Pending Contract with New Tech Delayed


By Sarah Asch

In an email sent to parents on April 11, the Tam administration announced that its proposed contract with the New Tech Network, that would have gone into effect next school year, will be postponed until at least spring of 2015. New Tech is a professional development company that would give teachers who choose to participate support in implementing project-based learning. The proposed contract would have cost the district $300,000 over four years out of the $55 million a yearly budget.

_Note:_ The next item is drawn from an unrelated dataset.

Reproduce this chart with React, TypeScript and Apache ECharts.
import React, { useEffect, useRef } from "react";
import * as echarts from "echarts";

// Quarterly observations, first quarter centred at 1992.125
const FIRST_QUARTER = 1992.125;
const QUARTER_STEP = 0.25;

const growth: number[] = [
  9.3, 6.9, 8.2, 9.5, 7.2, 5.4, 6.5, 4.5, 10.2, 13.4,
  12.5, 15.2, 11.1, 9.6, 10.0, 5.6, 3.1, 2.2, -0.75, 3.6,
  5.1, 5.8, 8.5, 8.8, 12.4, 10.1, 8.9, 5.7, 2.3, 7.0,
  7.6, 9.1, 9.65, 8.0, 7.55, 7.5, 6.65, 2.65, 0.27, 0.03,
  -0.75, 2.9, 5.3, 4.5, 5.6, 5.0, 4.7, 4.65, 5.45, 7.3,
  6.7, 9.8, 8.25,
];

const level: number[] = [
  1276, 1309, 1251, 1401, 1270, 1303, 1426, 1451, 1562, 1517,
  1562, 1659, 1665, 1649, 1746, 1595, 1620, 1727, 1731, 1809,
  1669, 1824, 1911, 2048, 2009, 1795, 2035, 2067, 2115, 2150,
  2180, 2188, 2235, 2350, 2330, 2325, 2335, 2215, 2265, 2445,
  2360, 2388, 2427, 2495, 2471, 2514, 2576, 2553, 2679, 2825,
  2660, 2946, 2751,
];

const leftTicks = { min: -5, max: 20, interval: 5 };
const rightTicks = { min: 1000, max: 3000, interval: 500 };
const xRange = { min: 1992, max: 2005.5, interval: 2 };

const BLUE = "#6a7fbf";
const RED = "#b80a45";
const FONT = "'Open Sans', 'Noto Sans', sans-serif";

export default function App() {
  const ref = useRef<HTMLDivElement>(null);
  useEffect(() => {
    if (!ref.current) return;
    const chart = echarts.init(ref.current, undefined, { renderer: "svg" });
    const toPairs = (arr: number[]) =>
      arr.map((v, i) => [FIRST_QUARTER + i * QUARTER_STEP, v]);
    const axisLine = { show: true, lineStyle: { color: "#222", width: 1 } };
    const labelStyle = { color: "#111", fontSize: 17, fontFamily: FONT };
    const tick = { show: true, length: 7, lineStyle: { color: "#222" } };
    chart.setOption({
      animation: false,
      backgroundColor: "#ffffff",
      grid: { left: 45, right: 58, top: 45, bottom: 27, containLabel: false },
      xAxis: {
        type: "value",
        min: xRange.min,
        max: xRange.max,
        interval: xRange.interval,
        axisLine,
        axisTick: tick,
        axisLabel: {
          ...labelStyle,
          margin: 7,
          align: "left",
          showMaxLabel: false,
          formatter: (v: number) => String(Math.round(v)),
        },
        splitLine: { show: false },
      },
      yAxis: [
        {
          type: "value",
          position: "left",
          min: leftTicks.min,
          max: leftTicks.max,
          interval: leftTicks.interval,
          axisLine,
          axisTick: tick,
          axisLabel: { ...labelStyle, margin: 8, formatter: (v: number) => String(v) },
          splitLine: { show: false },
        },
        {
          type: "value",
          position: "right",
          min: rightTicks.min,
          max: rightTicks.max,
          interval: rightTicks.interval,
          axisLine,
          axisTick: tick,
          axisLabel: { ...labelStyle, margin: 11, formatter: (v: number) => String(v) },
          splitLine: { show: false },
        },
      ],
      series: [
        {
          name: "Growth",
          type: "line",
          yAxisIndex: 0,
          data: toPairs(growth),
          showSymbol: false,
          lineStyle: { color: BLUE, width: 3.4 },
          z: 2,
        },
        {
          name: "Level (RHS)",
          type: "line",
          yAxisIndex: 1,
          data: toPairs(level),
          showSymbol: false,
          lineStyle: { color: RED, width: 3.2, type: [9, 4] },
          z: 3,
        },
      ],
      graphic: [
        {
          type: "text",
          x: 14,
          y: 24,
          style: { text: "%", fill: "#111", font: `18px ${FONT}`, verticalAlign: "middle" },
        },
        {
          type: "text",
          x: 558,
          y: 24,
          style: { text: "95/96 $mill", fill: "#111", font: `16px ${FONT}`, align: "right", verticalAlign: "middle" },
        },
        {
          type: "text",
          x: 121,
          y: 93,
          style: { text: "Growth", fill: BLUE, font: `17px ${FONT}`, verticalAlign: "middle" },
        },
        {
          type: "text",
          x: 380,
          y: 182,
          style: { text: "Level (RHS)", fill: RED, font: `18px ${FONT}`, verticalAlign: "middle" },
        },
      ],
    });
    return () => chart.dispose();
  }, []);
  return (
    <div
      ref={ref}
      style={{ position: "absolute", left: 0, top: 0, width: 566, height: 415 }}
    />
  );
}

“It has become very clear that we need to build a school culture and partnership with our community that fosters productive communication,” the email read. “It is also our responsibility [as site administration] to provide a safe and productive working environment for our staff and a climate conducive to learning for our students. Clearly, there is work to be done in this area. For this reason, we have decided to delay the recommendation of a New Tech professional development support contract for Tamalpais High School.”

The email also clarified that Tam teachers will still be able to participate in the district-run Instructional Technology Teacher Collaborative (ITTC) if they choose to. At a school board meeting on May 14, the board will still vote on approving a contract for New Tech at Drake, San Andreas, and for teachers in the ITTC. The email explained that the informational workshops for parents about New Tech and project-based learning scheduled for April 22 and 24 would still take place and that starting this May, both teachers and administration will look into other opportunities to provide teachers with professional development.

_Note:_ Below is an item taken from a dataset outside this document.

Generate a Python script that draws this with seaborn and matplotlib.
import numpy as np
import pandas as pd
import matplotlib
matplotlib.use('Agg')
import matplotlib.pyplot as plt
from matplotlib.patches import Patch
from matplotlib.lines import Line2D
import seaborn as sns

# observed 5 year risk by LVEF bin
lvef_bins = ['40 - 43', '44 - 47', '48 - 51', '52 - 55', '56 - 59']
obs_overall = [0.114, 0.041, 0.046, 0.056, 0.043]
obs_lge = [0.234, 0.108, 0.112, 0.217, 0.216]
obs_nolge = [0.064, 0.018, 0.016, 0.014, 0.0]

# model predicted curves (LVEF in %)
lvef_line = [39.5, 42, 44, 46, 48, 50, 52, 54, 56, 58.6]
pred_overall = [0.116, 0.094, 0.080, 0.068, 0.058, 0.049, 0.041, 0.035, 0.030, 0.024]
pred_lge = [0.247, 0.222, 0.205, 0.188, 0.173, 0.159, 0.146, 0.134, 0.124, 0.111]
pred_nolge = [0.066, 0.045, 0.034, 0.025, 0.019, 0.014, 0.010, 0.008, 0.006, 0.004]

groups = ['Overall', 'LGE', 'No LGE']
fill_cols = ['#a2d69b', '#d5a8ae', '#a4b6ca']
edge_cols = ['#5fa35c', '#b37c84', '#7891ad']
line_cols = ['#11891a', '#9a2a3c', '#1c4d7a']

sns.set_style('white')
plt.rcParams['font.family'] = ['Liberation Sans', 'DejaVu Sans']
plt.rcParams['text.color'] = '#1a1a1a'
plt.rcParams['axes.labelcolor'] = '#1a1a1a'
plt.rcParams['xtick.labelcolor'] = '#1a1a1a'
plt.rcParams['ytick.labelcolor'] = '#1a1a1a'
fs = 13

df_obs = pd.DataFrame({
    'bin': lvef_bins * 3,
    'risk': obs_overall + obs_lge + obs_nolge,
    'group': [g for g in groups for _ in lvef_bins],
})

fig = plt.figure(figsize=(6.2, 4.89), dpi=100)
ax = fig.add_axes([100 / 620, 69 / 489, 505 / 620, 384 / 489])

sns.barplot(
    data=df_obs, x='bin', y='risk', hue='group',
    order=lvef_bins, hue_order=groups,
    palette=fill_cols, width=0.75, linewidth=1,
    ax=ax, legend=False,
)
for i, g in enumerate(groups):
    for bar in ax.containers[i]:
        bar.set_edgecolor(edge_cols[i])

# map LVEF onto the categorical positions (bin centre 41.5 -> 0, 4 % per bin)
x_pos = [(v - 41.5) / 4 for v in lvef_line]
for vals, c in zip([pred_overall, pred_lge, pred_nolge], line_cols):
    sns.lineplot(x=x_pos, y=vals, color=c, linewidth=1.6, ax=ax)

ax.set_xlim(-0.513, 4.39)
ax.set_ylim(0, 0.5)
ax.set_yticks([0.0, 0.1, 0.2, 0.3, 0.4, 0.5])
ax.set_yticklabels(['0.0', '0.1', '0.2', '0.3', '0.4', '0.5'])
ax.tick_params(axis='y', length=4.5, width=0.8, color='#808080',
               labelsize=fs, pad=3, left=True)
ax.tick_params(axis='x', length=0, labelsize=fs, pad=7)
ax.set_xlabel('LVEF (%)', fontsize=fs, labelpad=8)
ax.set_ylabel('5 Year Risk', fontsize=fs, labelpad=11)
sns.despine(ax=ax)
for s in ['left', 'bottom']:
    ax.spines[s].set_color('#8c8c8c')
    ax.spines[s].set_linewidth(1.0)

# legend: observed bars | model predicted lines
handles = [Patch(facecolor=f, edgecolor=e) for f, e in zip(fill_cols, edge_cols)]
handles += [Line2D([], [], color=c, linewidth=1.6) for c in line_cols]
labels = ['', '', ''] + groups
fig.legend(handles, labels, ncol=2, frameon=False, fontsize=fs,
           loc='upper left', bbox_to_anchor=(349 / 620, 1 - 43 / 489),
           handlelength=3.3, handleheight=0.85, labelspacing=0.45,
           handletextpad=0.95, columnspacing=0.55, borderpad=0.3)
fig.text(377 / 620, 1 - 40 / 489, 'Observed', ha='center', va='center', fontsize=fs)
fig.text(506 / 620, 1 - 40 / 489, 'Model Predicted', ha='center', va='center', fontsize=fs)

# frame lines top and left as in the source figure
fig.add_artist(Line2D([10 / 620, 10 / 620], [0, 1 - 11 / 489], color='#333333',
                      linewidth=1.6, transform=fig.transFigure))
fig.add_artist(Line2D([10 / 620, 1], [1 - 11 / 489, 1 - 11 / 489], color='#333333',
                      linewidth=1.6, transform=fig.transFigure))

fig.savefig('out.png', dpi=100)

“We are still looking to work with New Tech at the district level through the ITTC. They will look at not only New Tech but other support providers as well,” Principal Julie Synyard said. “Drake, Tamiscal and San Andreas will still work with New Tech.” Synyard also clarified that multiple support providers can be used by different groups of teachers within one school simultaneously. “We obviously need to communicate, communicate, communicate,” Synyard said.

Science teacher Erin Ashley was among the 19 teachers at Tam planning to participate in New Tech next year. “I’ve really enjoyed integrating project based learning into my class this year and it has helped me grow as an educator,” Ashley said. “New Tech, the Buck Institute, and Edutopia all provide professional development for teachers to use project based learning. I have been using resources from all of these organizations through the ITTC and hope to learn more from them in the future. While I am disappointed that we won’t receive instructional coaching from New Tech that is specific for our school, what is most important to me is that I have the opportunity to learn from my colleagues and apply research-based instructional practices.”

When information about the planned New Tech contract came to light in the first week in March, many parents were concerned that roll out was scheduled and nobody had informed them. Among them was Tam parent Linda Lam who wanted to know why New Tech was chosen for Tam High. “New Tech Network is a project-based learning program, but there are a number of programs that offer PBL such as the Buck Institute and Edutopia,” Lam said. “To date, the district has not provided any data showing that other programs have been analyzed before contracting with New Tech. Also, it is common knowledge that several district administrators have previous ties with New Tech. Therefore we are concerned that the decision to contract with New Tech has been rushed and not been properly vetted.” According to Lam, the delay of New Tech is a “welcome first step” that will allow parents and teachers to learn more about what a contract with the New Tech Network would mean for Tam.

Senior Jessica Whiteley, the student representative to both the school board and site council, believes that the parent response to New Tech shows how strongly parents value education.“It’s good that the community is strong enough and willing to speak up for the students at Tam and to seek the best education options,” Whiteley said.

Among the parents requesting more information from administration at a site council meeting on March 19 was Joan Bullen. “We expressed to principal Julie Synyard the need for a public forum to answer the many questions that parents, teachers and students had in regards to bringing New Tech to Tamalpais High in the fall of 2014,” Bullen said of the site council meeting. This “public forum” took the form of an informational meeting for parents on April 3.

According to Bullen, many more questions need to be answered before New Tech is hired for professional development at Tam. “The bigger issue that needs to be addressed at Tam and district-wide is the lack of transparency in decisions that affect our children,” Bullen said. “While we respect that the administration has been hired to guide the district in curriculum decisions, we also expect to be included in open dialogue allowing for input on those decisions, especially when those decisions have such far-reaching consequences for our children and their education.”

P.E. teacher Nate Severin, who planned to participate in training with the New Tech Network next year, was disappointed to hear the contract was being delayed. “I very much wanted to participate and receive professional development from New Tech,” Severin said. “I have been implementing project-based learning a few times this year in my physical education classes and after reflecting on my work and receiving feedback from students, there is a lot more I still need help with.” Severin, who spoke at the informational meeting hosted by administration on April 3 about project-based learning, said project-based learning allows students to “take a more active role in learning, work collaboratively with their peers and demonstrate their learning in a more realistic and authentic scenario.”

Until a vendor is hired for professional development, Severin plans to continue using project-based learning in his classroom. “New Tech would have provided some much needed help on design, implementation and overall support,” Severin said. “But, I have confidence that I will continue to get support from ITTC, other teachers who are incorporating [project-based learning] in the classroom and other professional development provided by the district.”